Dalat was cold in the way certain memories are—quiet, soft around the edges, but with a strange power to reach deep. I was waiting for a midnight sleeper bus, killing time in a café tucked behind a slope. The place was warm. I recognized the waitress from the day before and, with a knowing smile, she gave me a 15% discount for remembering her. I ordered a latte I didn’t really want and opened The Five Love Languages, more out of curiosity than faith. But somewhere in the middle, the words started pulling threads I didn’t know were loose. I thought of someone from the past. For the most of our interactions we were always circling something unspoken. I pulled back when it got too close. I confused vulnerability with weakness. Maybe he took my silence as disinterest. Neither of us said what we really meant. So we began pushing and pulling subtly. Like love was a negotiation. Like it had to be earned. And maybe we both lost. Sitting there with that book open, I couldn’t stop thinking about what it might’ve been. If we had just stopped playing that quiet power game, if we had said what we really felt. Maybe everything could’ve been softer.
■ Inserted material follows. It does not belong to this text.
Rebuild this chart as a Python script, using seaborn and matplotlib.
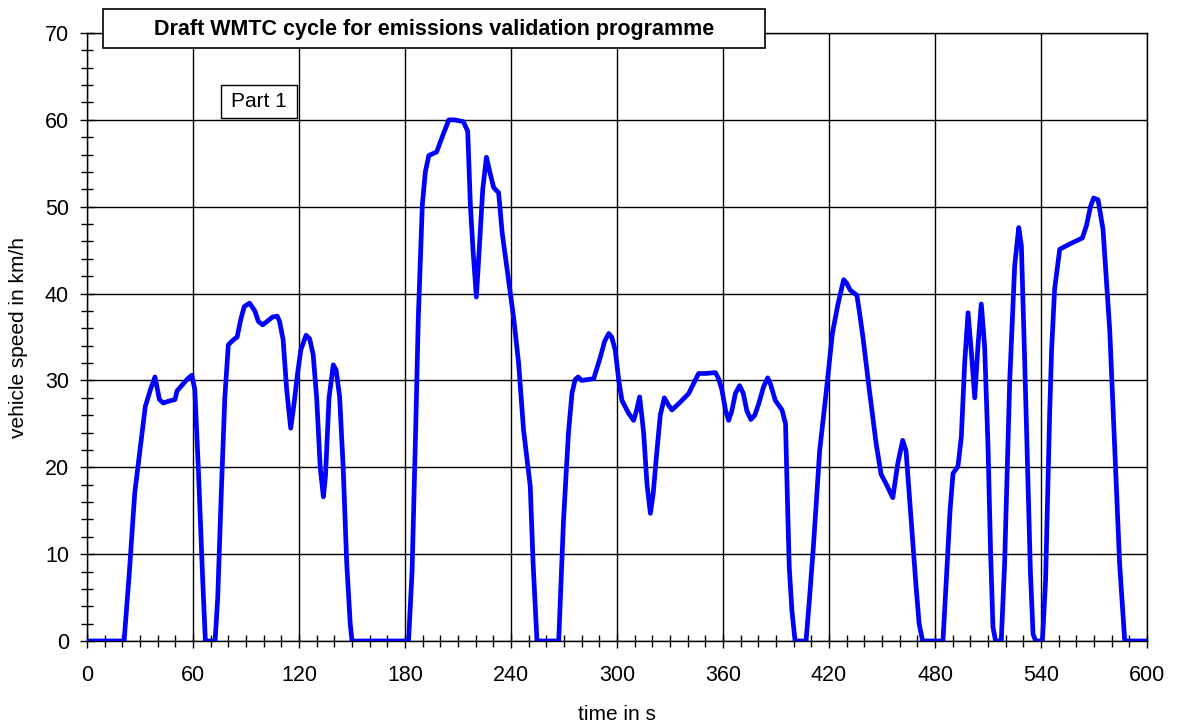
import matplotlib
matplotlib.use("Agg")
import matplotlib.pyplot as plt
from matplotlib.patches import Rectangle
from matplotlib.ticker import MultipleLocator
import pandas as pd
import seaborn as sns

# speed trace (time in s, speed in km/h)
time_s = [
    0, 21, 24, 27, 30, 33, 36, 38.5, 41, 43.2, 46, 49.8, 51, 54, 57, 59.3, 61, 63, 65.5, 67,
    72.5, 74, 76, 78, 80, 83, 85, 87, 89, 92, 95, 97, 99.4, 102, 105, 107.7, 109, 111, 113, 115.3,
    117, 119, 121, 124, 126, 128, 130, 132, 133.8, 135, 137, 139.4, 141, 143, 145, 147, 149, 150,
    182, 184, 186, 187.5, 189.8, 191.5, 193.5, 197.9, 201, 204.8, 208, 213, 215.5, 217, 218.5, 220.4,
    222, 224, 226.1, 228, 230.2, 233, 235, 237.7, 241.5, 244.3, 247.1, 250.9, 252.5, 254.7,
    267, 269.7, 272.5, 274.5, 276.3, 278, 280, 286.8, 290.6, 293, 295.3, 297, 299, 301, 302.8,
    306.6, 309.4, 311, 312.8, 314, 315.1, 317, 318.9, 320.5, 322.6, 324.5, 326.8, 329, 331.1,
    335.8, 340.6, 343, 346.2, 350, 355.7, 357.5, 359.4, 361.5, 363.2, 365, 367, 369.4, 371.5,
    373.5, 375.8, 378, 380.2, 383, 385.3, 387, 389.6, 393.4, 395.4, 396.5, 397.5, 399, 400.8,
    407, 409, 411, 413, 414.7, 418.5, 421.9, 425.1, 428.3, 430, 432, 435.8, 437.5, 439.2, 442.9,
    446.7, 449.5, 452.3, 456.1, 458.9, 461.7, 463.6, 466.4, 469.2, 471, 473,
    484.5, 486.4, 488.5, 490.2, 493, 494.9, 496.8, 498.7, 500.6, 502.5, 504.3, 506.2, 508.1, 510,
    511.5, 512.8, 514.3, 517.5, 519.4, 520.8, 522.3, 525.1, 527.4, 528.9, 530.8, 532.6, 534,
    535.5, 537, 540.8, 542.6, 544.9, 546, 547.7, 550.6, 556.2, 563.4, 565.7, 568, 569.8, 572.3,
    575.1, 578.9, 581.7, 584.5, 587.4, 600,
]
speed_kmh = [
    0, 0, 8, 17, 22, 27, 29, 30.4, 27.8, 27.4, 27.6, 27.8, 28.8, 29.5, 30.2, 30.6, 29, 20, 7, 0,
    0, 5, 17, 28, 34.1, 34.7, 35, 37, 38.5, 38.9, 38, 36.8, 36.4, 36.8, 37.3, 37.4, 36.8, 34.7, 29, 24.5,
    27, 30.5, 33.5, 35.2, 34.8, 33, 28, 20, 16.6, 19, 28, 31.8, 31.2, 28.1, 20, 9, 2, 0,
    0, 8, 24, 37, 50.2, 54, 55.9, 56.3, 58, 60, 60, 59.8, 58.7, 50.2, 45, 39.6,
    45, 52, 55.7, 54, 52.2, 51.6, 47, 42.9, 37.2, 32, 24.3, 17.8, 9, 0,
    0, 13.8, 23.9, 28.5, 30.1, 30.4, 30, 30.2, 32.7, 34.5, 35.4, 35, 33.5, 30, 27.7,
    26.2, 25.4, 26.5, 28.1, 26, 23.9, 18, 14.7, 17, 21.9, 26, 28, 27.2, 26.6,
    27.5, 28.5, 29.5, 30.8, 30.8, 30.9, 30.2, 28.9, 26.5, 25.4, 26.5, 28.5, 29.4, 28.5,
    26.5, 25.5, 26, 27.3, 29.3, 30.3, 29.5, 27.7, 26.6, 25, 16, 8.5, 3.5, 0,
    0, 5, 10.4, 16.5, 21.9, 28.8, 35.4, 38.8, 41.6, 41.2, 40.4, 39.8, 37.5, 35, 28.8,
    22.7, 19.2, 18.1, 16.5, 20.4, 23.1, 21.9, 14.2, 6.5, 2, 0,
    0, 7, 15, 19.3, 20.1, 23.5, 32, 37.8, 33.2, 28, 33.9, 38.8, 33.9, 22.4,
    10, 1.6, 0, 0, 8.9, 19, 30, 43.2, 47.6, 45.5, 32, 18.5, 8,
    0.8, 0, 0, 7, 26.2, 33.5, 40.5, 45.1, 45.7, 46.4, 47.8, 50, 51, 50.8,
    47.4, 35.8, 22.4, 8.9, 0, 0,
]

title_text = "Draft WMTC cycle for emissions validation programme"
part_text = "Part 1"
x_label = "time in s"
y_label = "vehicle speed in km/h"
x_major = list(range(0, 601, 60))
y_major = list(range(0, 71, 10))

sns.set_theme(style="white")
plt.rcParams["font.family"] = ["Liberation Sans", "DejaVu Sans"]
plt.rcParams["text.color"] = "black"
plt.rcParams["axes.labelcolor"] = "black"
plt.rcParams["xtick.color"] = "black"
plt.rcParams["ytick.color"] = "black"

df = pd.DataFrame({"t": time_s, "v": speed_kmh})

fig = plt.figure(figsize=(11.77, 7.22), dpi=100)
ax = fig.add_axes([87 / 1177, 1 - 641 / 722, 1060 / 1177, 608 / 722])

sns.lineplot(data=df, x="t", y="v", color="#0000FF", linewidth=3.4, ax=ax,
             sort=False, estimator=None, zorder=3,
             solid_joinstyle="round", solid_capstyle="round")

ax.set_xlim(0, 600)
ax.set_ylim(0, 70)
ax.set_xticks(x_major)
ax.set_yticks(y_major)
ax.xaxis.set_minor_locator(MultipleLocator(10))
ax.yaxis.set_minor_locator(MultipleLocator(2))
ax.grid(True, which="major", color="black", linewidth=1.0)
ax.grid(False, which="minor")
for s in ax.spines.values():
    s.set_color("black")
    s.set_linewidth(1.0)
ax.tick_params(which="major", direction="inout", length=10, width=1.0, color="black",
               labelsize=15.5, labelcolor="black", bottom=True, left=True)
ax.tick_params(axis="x", which="major", pad=12)
ax.tick_params(axis="y", which="major", pad=8)
ax.tick_params(which="minor", direction="inout", length=8, width=1.0, color="black",
               bottom=True, left=True)
ax.set_xlabel(x_label, fontsize=15, labelpad=14, color="black")
ax.set_ylabel(y_label, fontsize=15, labelpad=12, color="black")

# title box across the top edge of the plot area
fig.add_artist(Rectangle((103 / 1177, 1 - 47.5 / 722), 662 / 1177, 38 / 722,
                         transform=fig.transFigure, facecolor="white",
                         edgecolor="black", linewidth=1.2, zorder=10))
fig.text(434 / 1177, 1 - 29 / 722, title_text, ha="center", va="center",
         fontsize=15.5, fontweight="bold", color="black", zorder=11)

# "Part 1" label box
fig.add_artist(Rectangle((221 / 1177, 1 - 118 / 722), 76 / 1177, 33 / 722,
                         transform=fig.transFigure, facecolor="white",
                         edgecolor="black", linewidth=1.0, zorder=10))
fig.text(259 / 1177, 1 - 101.5 / 722, part_text, ha="center", va="center",
         fontsize=15, color="black", zorder=11)

plt.savefig("out.png", dpi=100)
Or maybe not. But I’ll never know.
I used to believe in unconditional love. But now I’ve come to admit that manipulation inhabits every relationship. I shape the people I love, sometimes gently, sometimes not. I think about how I train my dog: to sit, to stay, to not be too much like a dog. I reward her. I correct he.r I want her to fit into my life, and I call that care. And maybe that’s what love is too: not just affection, but regulation. Not just presence, but power. I don’t know if that’s cynical. Or just honest.
Saigon hit me like a rush of blood. There was no time to feel subtle things. The streets pulsed with noise and traffic and propaganda banners waving in the humid air. I went to the War Remnants Museum. Inside, the exhibits were blunt, brutal. It reminded me of when I was a kid, being made to memorize World War II horrors in school, and how uncomfortable I always felt. Not because I didn’t care, but because there was something suffocating about how those stories were told. Standing there in those exhibitions, I felt the strange mix of sorrow and unease. I felt deep pity for the suffering, but not hatred. I’ve grown enough to see how much narrative control is at play. How history, when used as propaganda, can turn pain into performance. There’s something graceless about staging trauma so it only ever speaks in favor of one side, then calling it education. It leaves no room for real reckoning, but rather just a tidy version of blame and virtue.
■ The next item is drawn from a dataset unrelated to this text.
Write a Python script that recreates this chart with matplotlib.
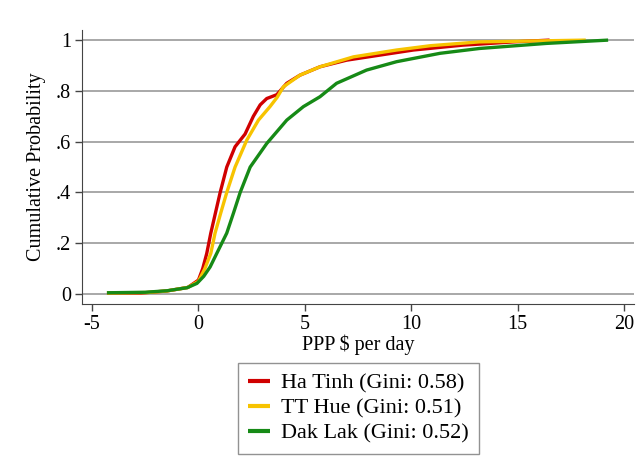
import matplotlib
matplotlib.use("Agg")
import matplotlib.pyplot as plt

plt.rcParams["font.family"] = ["Liberation Serif", "DejaVu Serif"]
plt.rcParams["axes.unicode_minus"] = False

# Cumulative distributions (PPP $ per day, cumulative share)
ha_tinh_x = [-4.3, -2.7, -1.5, -0.5, 0.0, 0.2, 0.39, 0.58, 0.8, 1.02, 1.33, 1.72, 2.19,
             2.58, 2.9, 3.21, 3.68, 4.15, 4.77, 5.71, 6.96, 8.53, 10.1, 12.4, 14.8, 16.5]
ha_tinh_y = [0.004, 0.004, 0.012, 0.026, 0.055, 0.10, 0.16, 0.24, 0.32, 0.40, 0.50, 0.58, 0.63,
             0.70, 0.745, 0.77, 0.785, 0.83, 0.862, 0.895, 0.921, 0.941, 0.961, 0.98, 0.993, 1.0]

tt_hue_x = [-4.3, -2.4, -1.5, -0.5, 0.0, 0.3, 0.58, 0.78, 1.05, 1.33, 1.72, 2.27, 2.82,
            3.36, 3.7, 3.99, 4.77, 5.71, 7.28, 9.31, 10.9, 13.2, 18.2]
tt_hue_y = [0.004, 0.006, 0.012, 0.026, 0.05, 0.10, 0.16, 0.24, 0.32, 0.40, 0.50, 0.606, 0.685,
            0.738, 0.775, 0.816, 0.862, 0.895, 0.934, 0.961, 0.978, 0.993, 1.0]

dak_lak_x = [-4.3, -2.5, -1.47, -0.53, -0.07, 0.25, 0.55, 0.86, 1.33, 1.65, 1.96, 2.43, 3.21,
             4.15, 4.93, 5.71, 6.49, 7.9, 9.31, 11.35, 13.2, 16.35, 19.25]
dak_lak_y = [0.005, 0.007, 0.013, 0.025, 0.042, 0.07, 0.107, 0.16, 0.24, 0.32, 0.40, 0.50, 0.593,
             0.685, 0.738, 0.777, 0.83, 0.882, 0.915, 0.948, 0.967, 0.987, 1.0]

labels = ["Ha Tinh (Gini: 0.58)", "TT Hue (Gini: 0.51)", "Dak Lak (Gini: 0.52)"]
colors = ["#d00000", "#f7c300", "#168a16"]

yticks = [0, 0.2, 0.4, 0.6, 0.8, 1.0]
ytick_labels = ["0", ".2", ".4", ".6", ".8", "1"]
xticks = [-5, 0, 5, 10, 15, 20]

fig = plt.figure(figsize=(6.36, 4.68), dpi=100)
ax = fig.add_axes([0.129, 0.350, 0.868, 0.586])

for xs, ys, lab, col in zip([ha_tinh_x, tt_hue_x, dak_lak_x],
                            [ha_tinh_y, tt_hue_y, dak_lak_y], labels, colors):
    ax.plot(xs, ys, color=col, linewidth=2.4, label=lab, solid_capstyle="butt")

ax.set_xlim(-5.47, 20.47)
ax.set_ylim(-0.04, 1.04)
ax.set_xticks(xticks)
ax.set_yticks(yticks)
ax.set_yticklabels(ytick_labels)
ax.tick_params(labelsize=14.5, length=5, width=1, color="#444444", pad=3)
ax.grid(axis="y", color="#9a9a9a", linewidth=1.2)
ax.set_axisbelow(True)
for side in ["top", "right"]:
    ax.spines[side].set_visible(False)
for side in ["left", "bottom"]:
    ax.spines[side].set_color("#444444")

ax.set_xlabel("PPP $ per day", fontsize=14.5, labelpad=0)
ax.set_ylabel("Cumulative Probability", fontsize=14.5, labelpad=7)

leg = ax.legend(loc="upper center", bbox_to_anchor=(0.5, -0.215), fontsize=16,
                frameon=True, fancybox=False, handlelength=1.0, handletextpad=0.5,
                labelspacing=0.2, borderpad=0.45, borderaxespad=0)
leg.get_frame().set_edgecolor("#777777")
leg.get_frame().set_linewidth(1)
for line in leg.get_lines():
    line.set_linewidth(3)

fig.savefig("out.png", dpi=100)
I stayed near the red-light district. Every night, I’d see women in heels and tight dresses waiting under flickering signs, while men leaned out of bars like they were watching a game. I couldn’t tell if what I felt was sadness or fury, or maybe just recognition. The way men looked at women. The way women learned to look back. The whole city seemed to be negotiating something: between pride and pain, power and longing.
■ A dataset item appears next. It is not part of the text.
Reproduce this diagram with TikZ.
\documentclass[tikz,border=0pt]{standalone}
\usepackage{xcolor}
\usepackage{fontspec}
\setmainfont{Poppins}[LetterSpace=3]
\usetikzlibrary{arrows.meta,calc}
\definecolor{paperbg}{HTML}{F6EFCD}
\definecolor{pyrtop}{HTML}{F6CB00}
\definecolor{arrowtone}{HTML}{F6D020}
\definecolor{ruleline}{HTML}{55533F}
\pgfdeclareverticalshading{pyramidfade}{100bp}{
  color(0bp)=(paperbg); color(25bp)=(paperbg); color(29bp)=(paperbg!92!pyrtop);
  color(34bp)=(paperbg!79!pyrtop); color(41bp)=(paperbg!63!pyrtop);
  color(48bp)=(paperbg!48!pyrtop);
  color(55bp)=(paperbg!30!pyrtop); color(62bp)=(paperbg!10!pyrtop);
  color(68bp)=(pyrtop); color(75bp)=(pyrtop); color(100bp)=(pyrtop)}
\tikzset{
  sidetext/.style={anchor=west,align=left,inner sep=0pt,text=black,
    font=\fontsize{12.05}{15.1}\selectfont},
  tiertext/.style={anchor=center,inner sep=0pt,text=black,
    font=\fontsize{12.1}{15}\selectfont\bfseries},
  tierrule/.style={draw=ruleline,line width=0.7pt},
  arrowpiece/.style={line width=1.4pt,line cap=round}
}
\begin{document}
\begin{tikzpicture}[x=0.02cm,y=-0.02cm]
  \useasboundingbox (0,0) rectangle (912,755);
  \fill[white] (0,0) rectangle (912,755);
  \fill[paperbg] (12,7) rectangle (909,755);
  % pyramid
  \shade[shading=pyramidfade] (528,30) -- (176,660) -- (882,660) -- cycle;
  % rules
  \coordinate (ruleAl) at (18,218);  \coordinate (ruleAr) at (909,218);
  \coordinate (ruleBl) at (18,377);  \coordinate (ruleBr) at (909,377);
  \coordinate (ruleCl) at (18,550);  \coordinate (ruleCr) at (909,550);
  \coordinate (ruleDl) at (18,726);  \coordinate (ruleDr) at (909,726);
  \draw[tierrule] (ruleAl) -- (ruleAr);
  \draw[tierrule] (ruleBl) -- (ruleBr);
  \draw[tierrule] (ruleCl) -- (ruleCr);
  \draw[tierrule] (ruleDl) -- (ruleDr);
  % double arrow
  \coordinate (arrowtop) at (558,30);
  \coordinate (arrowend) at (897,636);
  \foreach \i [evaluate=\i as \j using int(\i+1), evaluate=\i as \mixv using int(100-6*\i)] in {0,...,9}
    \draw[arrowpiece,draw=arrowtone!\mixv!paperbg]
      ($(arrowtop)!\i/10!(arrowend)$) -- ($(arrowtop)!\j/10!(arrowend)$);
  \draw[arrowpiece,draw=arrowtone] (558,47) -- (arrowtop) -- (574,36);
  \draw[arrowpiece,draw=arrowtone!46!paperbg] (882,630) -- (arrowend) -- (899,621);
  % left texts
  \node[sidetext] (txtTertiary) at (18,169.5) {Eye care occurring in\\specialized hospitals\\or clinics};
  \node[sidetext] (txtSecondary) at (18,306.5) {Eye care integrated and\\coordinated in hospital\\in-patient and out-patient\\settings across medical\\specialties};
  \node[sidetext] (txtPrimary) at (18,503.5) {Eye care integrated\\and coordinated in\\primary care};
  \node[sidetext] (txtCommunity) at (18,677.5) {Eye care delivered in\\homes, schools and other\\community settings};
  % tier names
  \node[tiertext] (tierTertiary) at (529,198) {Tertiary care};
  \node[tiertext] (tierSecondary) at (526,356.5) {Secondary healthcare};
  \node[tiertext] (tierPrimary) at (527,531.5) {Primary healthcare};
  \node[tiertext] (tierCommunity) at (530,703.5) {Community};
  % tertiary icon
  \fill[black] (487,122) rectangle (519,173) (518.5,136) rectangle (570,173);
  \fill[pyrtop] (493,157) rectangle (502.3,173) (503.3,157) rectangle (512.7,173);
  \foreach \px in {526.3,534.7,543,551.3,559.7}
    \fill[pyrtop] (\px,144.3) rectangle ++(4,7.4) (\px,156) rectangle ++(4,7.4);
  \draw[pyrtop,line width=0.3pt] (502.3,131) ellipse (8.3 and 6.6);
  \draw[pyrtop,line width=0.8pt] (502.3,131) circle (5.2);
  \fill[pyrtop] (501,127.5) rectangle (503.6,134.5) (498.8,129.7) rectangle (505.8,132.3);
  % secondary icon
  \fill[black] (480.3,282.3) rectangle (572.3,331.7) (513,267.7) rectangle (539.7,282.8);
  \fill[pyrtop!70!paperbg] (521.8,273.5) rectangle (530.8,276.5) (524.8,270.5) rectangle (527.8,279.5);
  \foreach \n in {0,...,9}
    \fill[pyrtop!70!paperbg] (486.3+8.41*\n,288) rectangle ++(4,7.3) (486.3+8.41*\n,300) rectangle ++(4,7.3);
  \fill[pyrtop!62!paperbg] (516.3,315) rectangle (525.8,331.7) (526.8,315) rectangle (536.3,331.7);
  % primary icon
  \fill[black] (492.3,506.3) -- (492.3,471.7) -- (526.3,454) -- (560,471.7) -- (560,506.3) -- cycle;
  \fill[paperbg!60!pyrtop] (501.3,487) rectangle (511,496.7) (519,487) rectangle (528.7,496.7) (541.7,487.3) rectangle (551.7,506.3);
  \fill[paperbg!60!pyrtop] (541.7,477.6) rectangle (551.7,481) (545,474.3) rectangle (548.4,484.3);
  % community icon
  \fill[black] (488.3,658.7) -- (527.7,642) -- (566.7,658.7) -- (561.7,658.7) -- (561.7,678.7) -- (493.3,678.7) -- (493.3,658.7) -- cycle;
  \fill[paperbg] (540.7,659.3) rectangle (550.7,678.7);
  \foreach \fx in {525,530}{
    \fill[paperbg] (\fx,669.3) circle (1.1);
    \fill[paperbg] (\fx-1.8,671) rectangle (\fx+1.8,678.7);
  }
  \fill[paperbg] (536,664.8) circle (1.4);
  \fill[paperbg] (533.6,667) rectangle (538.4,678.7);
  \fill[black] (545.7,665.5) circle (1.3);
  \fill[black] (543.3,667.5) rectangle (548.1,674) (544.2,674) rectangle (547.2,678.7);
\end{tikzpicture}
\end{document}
I left Vietnam without any grand epiphany. Just a little quieter. A little more honest. I started this trip thinking I might learn something about love: how to find it, how to keep it, how to stop mistaking it for performance or control. But what I kept running into wasn’t just love. It was its shadows, its negotiations, its silences, its power plays. And it wasn’t just in relationships. It was in how we remember war, how we grieve, how we survive.
Looking back, my twenties so far were filled with people I tried to hold, or let go of too fast. With roles I stepped into, sometimes without realizing. I wanted so badly to be wanted, but I didn’t know how to ask without performing. I didn’t know how to stay without retreating. But in Vietnam, through the chaos and quiet, the tenderness and tension, I saw all of it reflected back. Messy, unfinished, alive.